Corazon grabs a ration from the snack mess and tosses it at him. “Enjoy. You don’t have to eat any wolf beetles.”
“Did you have a pet wolf beetle?” I ask her, wondering if her concerns about this topic are personal. Perhaps she’s lost more than her parents and her home.
“Yes,” she answers defensively. “A lot of people have pet wolf beetles.”
Cleve grills Corazon on what wolf beetles eat, but she just fed hers food from a shop. It had grains and proteins in it; beyond that she doesn’t know anything else.
“Human, they eat human, that’s what I’m telling you,” Cleve insists.
I don’t want her getting riled up by his needling. “We were in their nest,” I remind him. “You were right by their eggs. They left when they were able to get to their eggs. I don’t think they were trying to eat us.”
“I’m not saying they were trying to eat us then. But I wouldn’t put it past them to try to eat us, like I wouldn’t put it past us to try to eat them.”
“That’s what I mean!” Corazon cries. “Wolf beetles don’t want to eat us any more than we want to eat them. If you want to eat them, maybe that causes them to want to eat you! So just don’t want to eat them!”
“I’ve heard they don’t taste very good,” Cleve says, ribbing her more.
“I don’t want to find out!” she tells him. “But I do want to get back at Morgan,” she adds, growing grim.
“Did Dr. Citali talk to you yet?” I ask.
“Yeah, she says it’s some kind of experimental injection,” Corazon says dismissively. “I said let’s do it!” She pulls a capped syringe out of a pocket. “Just before we go into the dense miasma, I jab this in my shoulder. If it means we can take down Morgan, it’s worth it.”
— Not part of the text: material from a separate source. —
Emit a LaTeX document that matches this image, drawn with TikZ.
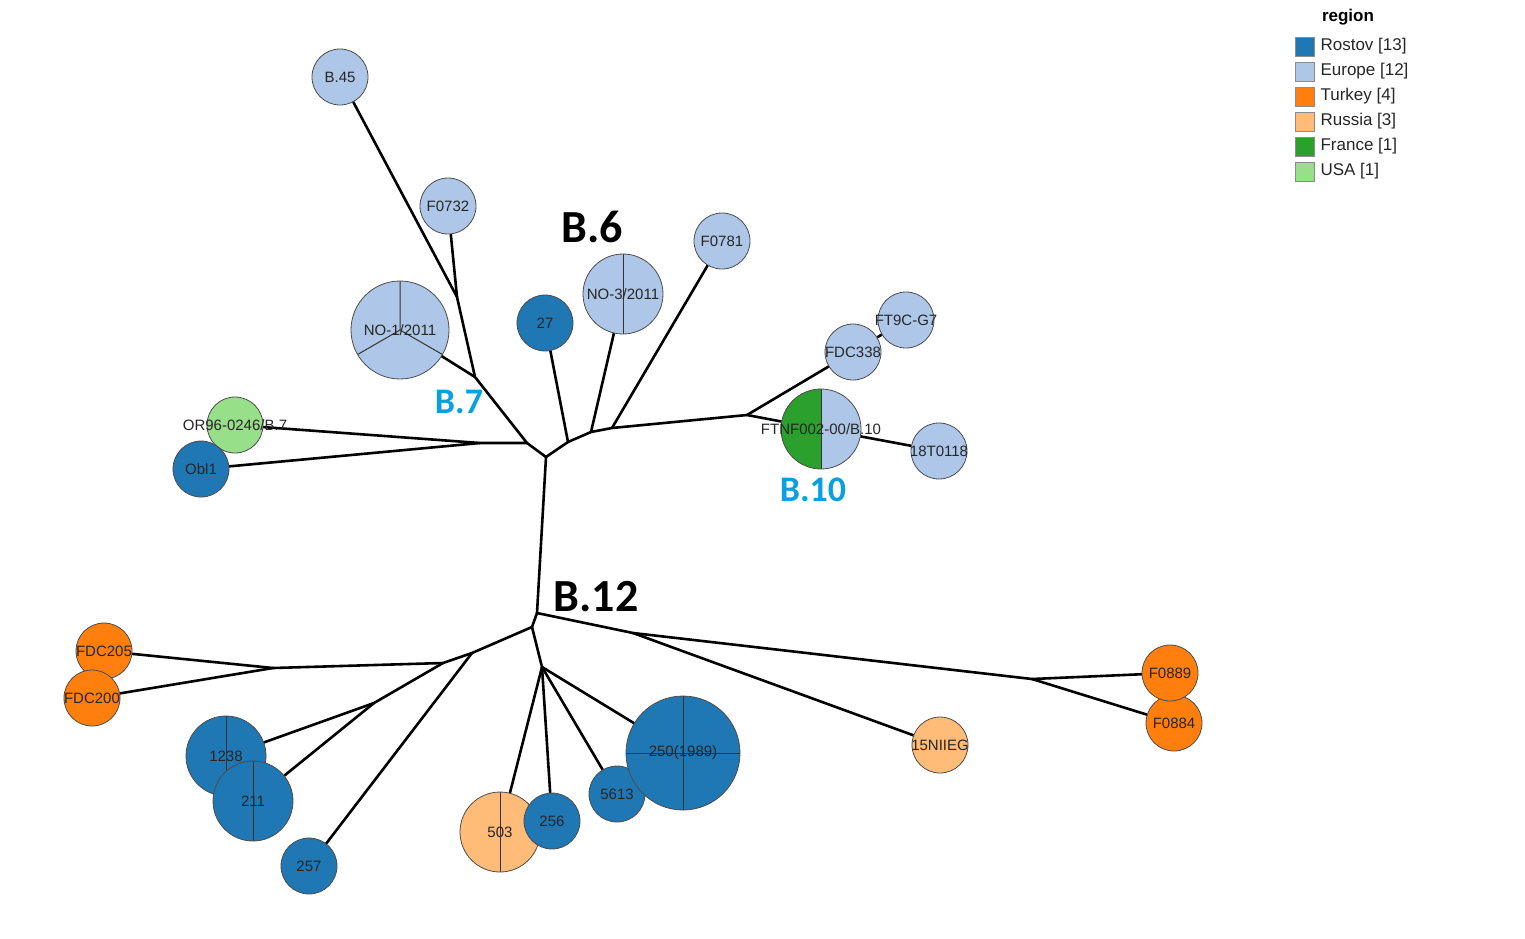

Corazon is being a bit too cavalier for my tastes. “Did she describe any side effects that we should be on the lookout for?”
“No, I’m sure it will be fine.” I press my lips together, and Corazon notices my displeasure at that response. She then admits that there might be a mild hallucinogenic effect. “But it will be fine as long as I stay focused. So it shouldn’t be a problem, right?”
If there’s one thing Corazon is, it’s focused… on taking Morgan down. “All right,” I tell her, “just as long as you’re aware that’s the case, so that if we tell you that things you’re seeing are not real, you heed us.”
Corazon smiles. “I appreciate you two looking out for me.”
I smile back. “Well, we appreciate you handling the computery stuff.”
“Good! I think we work together as a team reasonably well then.” Corazon throws a dark look over at Cleve. “As long as none of us eat any wolf beetles.”
“Can you agree to those terms?” I ask him.
“I make no promises about the wolf beetles.”